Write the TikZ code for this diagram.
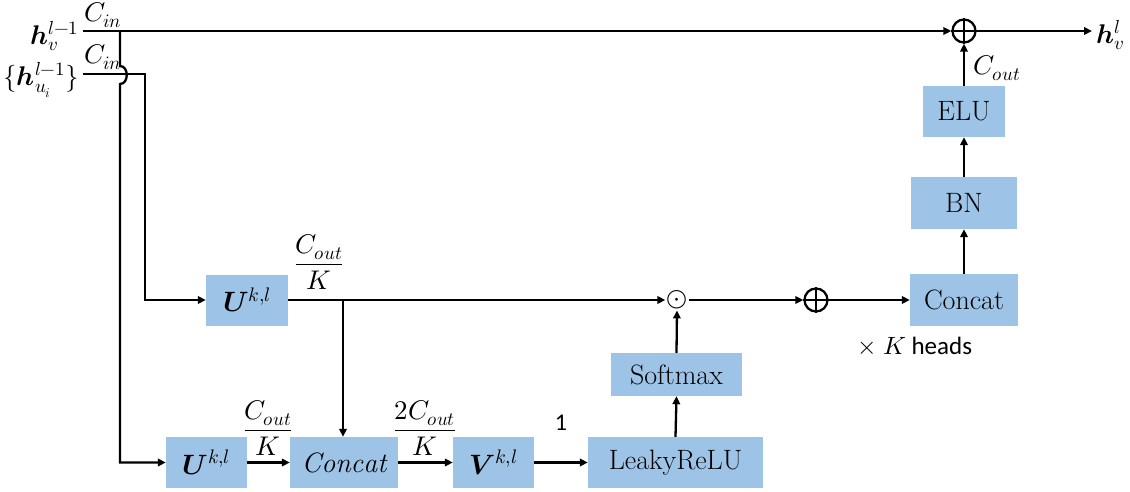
\documentclass[tikz,border=0pt]{standalone}
\usepackage{amsmath}
\usepackage{fontspec}
\usepackage{unicode-math}
\newfontfamily\labelsans{Carlito}
\usetikzlibrary{arrows.meta}
\definecolor{boxblue}{RGB}{157,195,230}
\tikzset{
  x=1pt, y=-1pt,
  wire/.style={line width=2.3pt},
  arr/.style={wire, -{Triangle[length=8pt,width=7.5pt]}},
  blk/.style={fill=boxblue, draw=none, inner sep=0pt, font=\fontsize{28}{32}\selectfont},
  lbl/.style={inner sep=0pt, font=\fontsize{27}{31}\selectfont},
  bigl/.style={inner sep=0pt, font=\fontsize{27}{31}\selectfont},
  osum/.style={circle, draw, line width=2.3pt, minimum size=23pt, inner sep=0pt},
}
\begin{document}
\begin{tikzpicture}
\useasboundingbox (0,0) rectangle (1130,492);

% inputs
\node[bigl, anchor=east] (hv) at (79,36) {$\symbfit{h}_v^{l-1}$};
\node[bigl, anchor=east] (hu) at (79,80) {$\{\symbfit{h}_{u_i}^{l-1}\}$};
\node[lbl] (cin1) at (103,15) {$C_{in}$};
\node[lbl] (cin2) at (103,57) {$C_{in}$};
\coordinate (s1) at (83,31);
\coordinate (s2) at (83,74);
\coordinate (j1) at (120,31);

% blocks
\node[blk, minimum width=82pt, minimum height=51pt] (elu) at (964,111.5) {ELU};
\node[blk, minimum width=106pt, minimum height=52pt] (bn) at (964,203) {BN};
\node[blk, minimum width=108pt, minimum height=52pt] (catR) at (964,300) {Concat};
\node[blk, minimum width=82pt, minimum height=51pt] (u1) at (247,300) {$\symbfit{U}^{k,l}$};
\node[blk, minimum width=81pt, minimum height=51pt] (u2) at (206.5,462.5) {$\symbfit{U}^{k,l}$};
\node[blk, minimum width=108pt, minimum height=51pt] (catB) at (344,462.5) {$\mathit{Concat}$};
\node[blk, minimum width=81pt, minimum height=51pt] (vv) at (493.5,462.5) {$\symbfit{V}^{k,l}$};
\node[blk, minimum width=175pt, minimum height=51pt] (lrelu) at (675.5,462.5) {LeakyReLU};
\node[blk, minimum width=131pt, minimum height=43pt] (smax) at (676.5,374.5) {Softmax};

% operators
\node[osum] (op1) at (964,31) {};
\draw[wire] (op1.north) -- (op1.south) (op1.west) -- (op1.east);
\node[osum] (op2) at (816,300) {};
\draw[wire] (op2.north) -- (op2.south) (op2.west) -- (op2.east);
\node[inner sep=1pt, font=\fontsize{27}{31}\selectfont] (dot) at (677,300) {$\odot$};

% output
\coordinate (outE) at (1092,31);
\node[bigl, anchor=west] (hout) at (1096,35) {$\symbfit{h}_v^{l}$};
\node[lbl] (cout) at (997,68) {$C_{out}$};

% edge labels
\node[lbl] (f1) at (319,262) {$\dfrac{C_{out}}{K}$};
\node[lbl] (f2) at (268,428) {$\dfrac{C_{out}}{K}$};
\node[lbl] (f3) at (425,428) {$\dfrac{2C_{out}}{K}$};
\node[inner sep=0pt, font=\labelsans\fontsize{24}{28}\selectfont] (one) at (561,423) {1};
\node[inner sep=0pt, font=\labelsans\fontsize{25}{29}\selectfont] (heads) at (915,346) {$\times$ $K$ heads};

% connectors
\draw[arr] (s1) -- (op1.west);
\draw[arr] (j1) -- (120,66) .. controls (129,66) and (129,84) .. (120,84) |- (u2.west);
\draw[arr] (s2) -- (145,74) |- (u1.west);
\draw[arr] (u1.east) -- (dot.west);
\coordinate (br) at (343,300);
\draw[arr] (br) -- (br |- catB.north);
\draw[arr] (u2.east) -- (catB.west);
\draw[arr] (catB.east) -- (vv.west);
\draw[arr] (vv.east) -- (lrelu.west);
\draw[arr] (lrelu.north) -- (smax.south);
\draw[arr] (smax.north) -- (dot.south);
\draw[arr] (dot.east) -- (op2.west);
\draw[arr] (op2.east) -- (catR.west);
\draw[arr] (catR.north) -- (bn.south);
\draw[arr] (bn.north) -- (elu.south);
\draw[arr] (elu.north) -- (op1.south);
\draw[arr] (op1.east) -- (outE);
\end{tikzpicture}
\end{document}
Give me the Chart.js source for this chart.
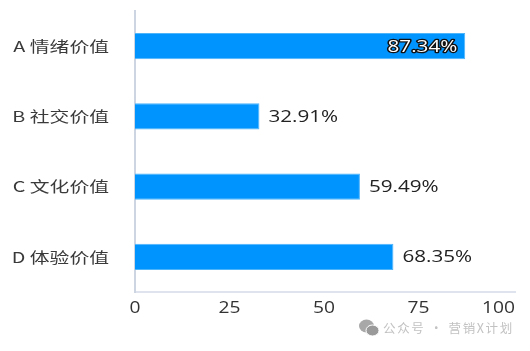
<!DOCTYPE html>
<html lang="zh">
<head>
    <meta charset="UTF-8">
    <title>价值占比</title>
    <style>
        html, body { margin: 0; padding: 0; background: #fff; overflow: hidden; }
        .wrap { position: relative; width: 530px; height: 351px; }
        .mark {
            position: absolute; left: 359px; top: 318px;
            display: flex; align-items: center;
            color: #c2c2c2; font: 12.5px "Noto Sans CJK SC", sans-serif;
            letter-spacing: 1.65px; white-space: nowrap;
        }
        .mark svg { margin-right: 4px; }
    </style>
</head>
<body>
    <div class="wrap">
        <canvas id="chart" width="530" height="351"></canvas>
        <div class="mark">
            <svg width="20" height="18" viewBox="0 0 20 18">
                <ellipse cx="7.5" cy="7" rx="7.5" ry="6.5" fill="#a8a8a8"/>
                <ellipse cx="13.5" cy="11.5" rx="6.5" ry="5.5" fill="#9a9a9a" stroke="#fff"/>
            </svg>
            <span>公众号 · 营销X计划</span>
        </div>
    </div>

    <script src="https://cdn.jsdelivr.net/npm/chart.js"></script>
    <script>
        const categories = ['A 情绪价值', 'B 社交价值', 'C 文化价值', 'D 体验价值'];
        const values = [87.34, 32.91, 59.49, 68.35];
        const xTicks = [0, 25, 50, 75, 100];

        const numFont = '16px "Open Sans", sans-serif';
        const catFont = '15px "Noto Sans CJK SC", sans-serif';

        // the source picture is stretched sideways, so text is drawn with an x scale
        function wideText(ctx, text, x, y, opts) {
            ctx.save();
            ctx.font = opts.font;
            ctx.textAlign = opts.align;
            ctx.textBaseline = 'middle';
            ctx.translate(x, y);
            ctx.scale(opts.sx, 1);
            if (opts.stroke) {
                ctx.lineWidth = 2.5;
                ctx.lineJoin = 'round';
                ctx.strokeStyle = opts.stroke;
                ctx.strokeText(text, 0, 0);
            }
            ctx.fillStyle = opts.fill;
            ctx.fillText(text, 0, 0);
            ctx.restore();
        }

        const labelPlugin = {
            id: 'labelPlugin',
            afterDatasetsDraw(chart) {
                const ctx = chart.ctx;
                const xScale = chart.scales.x;
                const yScale = chart.scales.y;
                chart.getDatasetMeta(0).data.forEach((bar, i) => {
                    const text = values[i].toFixed(2) + '%';
                    if (values[i] > 80) {
                        wideText(ctx, text, bar.x - 8, bar.y + 1, { font: numFont, align: 'right', sx: 1.29, fill: '#fff', stroke: '#111' });
                    } else {
                        wideText(ctx, text, bar.x + 9, bar.y + 1, { font: numFont, align: 'left', sx: 1.29, fill: '#222' });
                    }
                });
                categories.forEach((c, i) => {
                    wideText(ctx, c, 109, yScale.getPixelForValue(i), { font: catFont, align: 'right', sx: 1.32, fill: '#3a3a3a' });
                });
                xTicks.forEach(t => {
                    const x = t === 100 ? xScale.right : xScale.getPixelForValue(t);
                    wideText(ctx, String(t), x, 308, { font: numFont, align: t === 100 ? 'right' : 'center', sx: 1.2, fill: '#333' });
                });
            }
        };

        new Chart(document.getElementById('chart').getContext('2d'), {
            type: 'bar',
            data: {
                labels: categories,
                datasets: [{
                    data: values,
                    backgroundColor: '#0094ff',
                    borderColor: '#4db4fa',
                    borderWidth: 1,
                    barPercentage: 0.375,
                    categoryPercentage: 1
                }]
            },
            options: {
                indexAxis: 'y',
                responsive: false,
                animation: false,
                layout: { padding: { top: 11, right: 15 } },
                plugins: { legend: { display: false }, tooltip: { enabled: false } },
                scales: {
                    x: {
                        min: 0,
                        max: 100.5,
                        grid: { display: false },
                        border: { color: '#dfe3ee', width: 2 },
                        ticks: { display: false },
                        afterFit(scale) { scale.height = 59; }
                    },
                    y: {
                        grid: { display: false },
                        border: { color: '#cdd5e2', width: 2 },
                        ticks: { display: false },
                        afterFit(scale) { scale.width = 135; }
                    }
                }
            },
            plugins: [labelPlugin]
        });
    </script>
</body>
</html>
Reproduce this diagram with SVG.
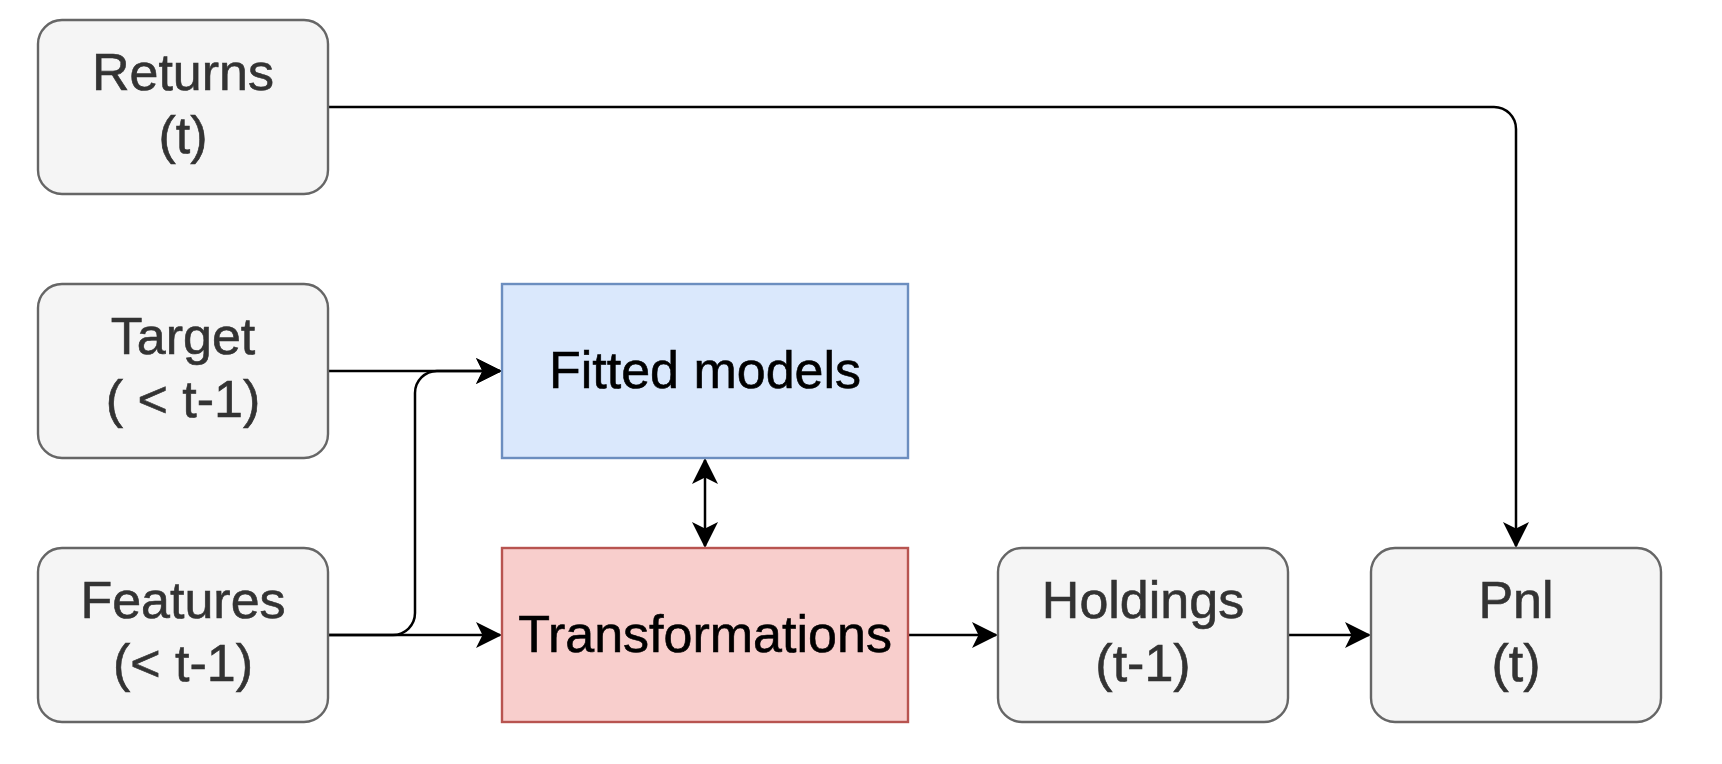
■ ■ ■
• **Set problem**:
Lines containing the word "this" are to be counted in the listing; state their number alone.

• **In response**:
3